The mpps command is comparable to the Solaris ps command. It returns information about jobs and processes currently running on the Sun HPC cluster.
By default mpps shows basic information about the user's jobs currently running in the default partition. For example,
% mpps JID NPROC UID STATE AOUT 41 3 slu RUN AAA 46 4 slu EXNG tmp 49 1 slu EXIT tmp 99 9 slu EXNG uname 100 9 slu EXNG uname
In the response,
JID is the executing program's job ID.
NPROC is the number of processes in the job.
UID is the user ID of the person who executed the program.
STATE is the execution status of the job's processes. (See below for a list of possible process states.)
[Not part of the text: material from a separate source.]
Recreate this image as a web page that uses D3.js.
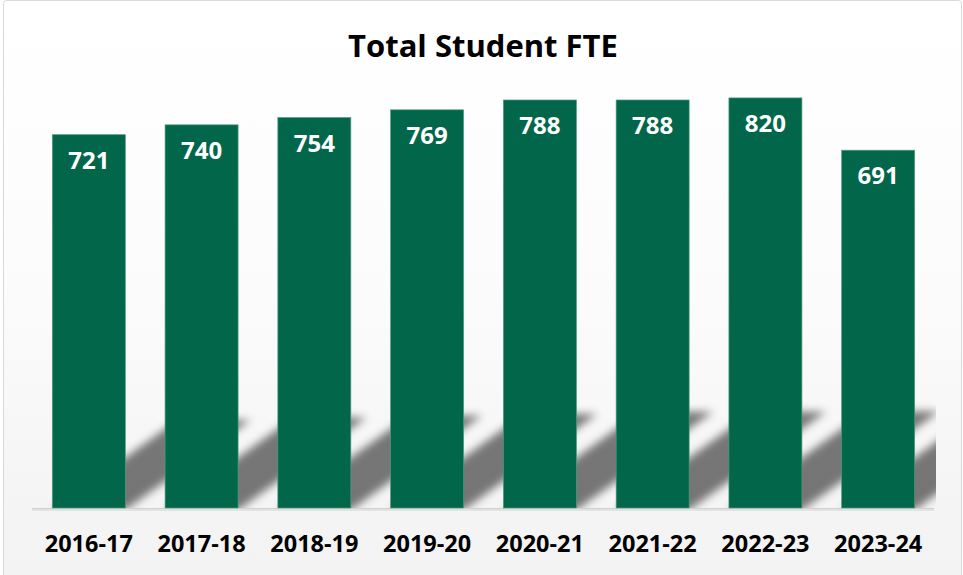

AOUT is the name of the executable program.
Table 4-1 lists the states reported by mpps. Some states refer only to jobs, some only to processes, and some to both. (See "Displaying Process Information".)
Table 4-1 Job and Process States
State |
mpps Display |
Meaning |
---|---|---|
CORE |
CORE |
The job or process exited due to a signal and core was dumped. |
COREING |
CRNG |
The job is exiting due to a signal. The first process to die dumped core. |
EXIT |
EXIT |
The job or process exited normally. |
EXITING |
EXNG |
The job is exiting. At least one process exited normally. |
FAIL |
FAIL |
The job or process failed on startup or was aborted. |
FAILING |
FLNG |
Initialization of the job failed, or a job abort has been signaled. |
ORPHAN |
ORPHAN |
The process has been "orphaned," that is, the node on which it exists has gone offline. |
RUNNING |
RUN |
The job or process is running. |
SEXIT |
SEXIT |
The job or process exited due to a signal. |
SEXITING |
SEXNG |
The job is exiting due to a signal. The first process to die was killed by a signal. At least one of its processes is still in the RUN state. |
SPAWNING |
SPAWN |
The job or process is being spawned. |
STOP |
STOP |
The job or process is stopped. |
Use the -f option to display, in addition, the start time for each job and the job's arguments.
Use the -e option to display information on all jobs, not just your jobs.
To show information about jobs running in all partitions, use the -A option.
To show information about jobs running in a specific partition, use the -a option, followed by the name of the partition.
Use the -p option to also view information about the processes that make up the jobs. The process information is listed below each job. For example,
% mpps -p JID NPROC UID STATE AOUT RANK PID STATE NODE 2320 4 shaw RUN sleep 0 10190 RUN node6 1 4744 RUN node7 2 16564 RUN node4 3 9412 RUN node5
In this example,
RANK is the process's rank within the job.
PID is the process's process ID.
STATE is the process's execution status.
NODE is the node on which the process is running.
You can also use the -P option to display one or more specific process values and the -J option to display one or more job values. Separate multiple values either with spaces or with commas and no spaces.
Arguments to -P are
rank - the rank of the process within the job.
pid - the process's process ID.
state - the current execution state of the process.
iod - the process ID of the I/O daemon for this process.
load - the load on the node on which the process is executing.
node - the name of the node on which the process is executing.
You can list these via the -lp option.
Arguments to -J are
part - the name of the partition in which the job will run.
jid - the job's unique ID, which can be used as an argument to mpkill.
nproc- the number of processes requested (the actual number of processes started may differ if the -W or -S flags were used with mprun).
uid - the user on whose behalf the job will be run (normally the user who submitted the job; see the -U flag to mprun for details).
gid - the group on whose behalf the job will be run (normally the group of the user who submitted the job; see the -G flag to mprun for details).
state - there are six states:
BUILD - The job is being submitted.
WAIT - The job is waiting to run.
SPAWN - The job is preparing to run.
RUN - The job is running.
RSTRT - The job has been killed because one of the nodes on which it was running went down; the job will be restarted.
running - the number of processes actually running for this job. This is not always equal to the number of processes started for this job, since processes that have exited are not counted.
wkdir - the directory in which the job's processes will be (or were) started.
aout - the name of the program to be run.
paout - the full path of the program to be run.
ctime - the job creation time (when mprun was invoked for the job).
args - the command-line arguments for the program to be run.
stime - the time the job was started.
prio - the job priority (higher numbers run first).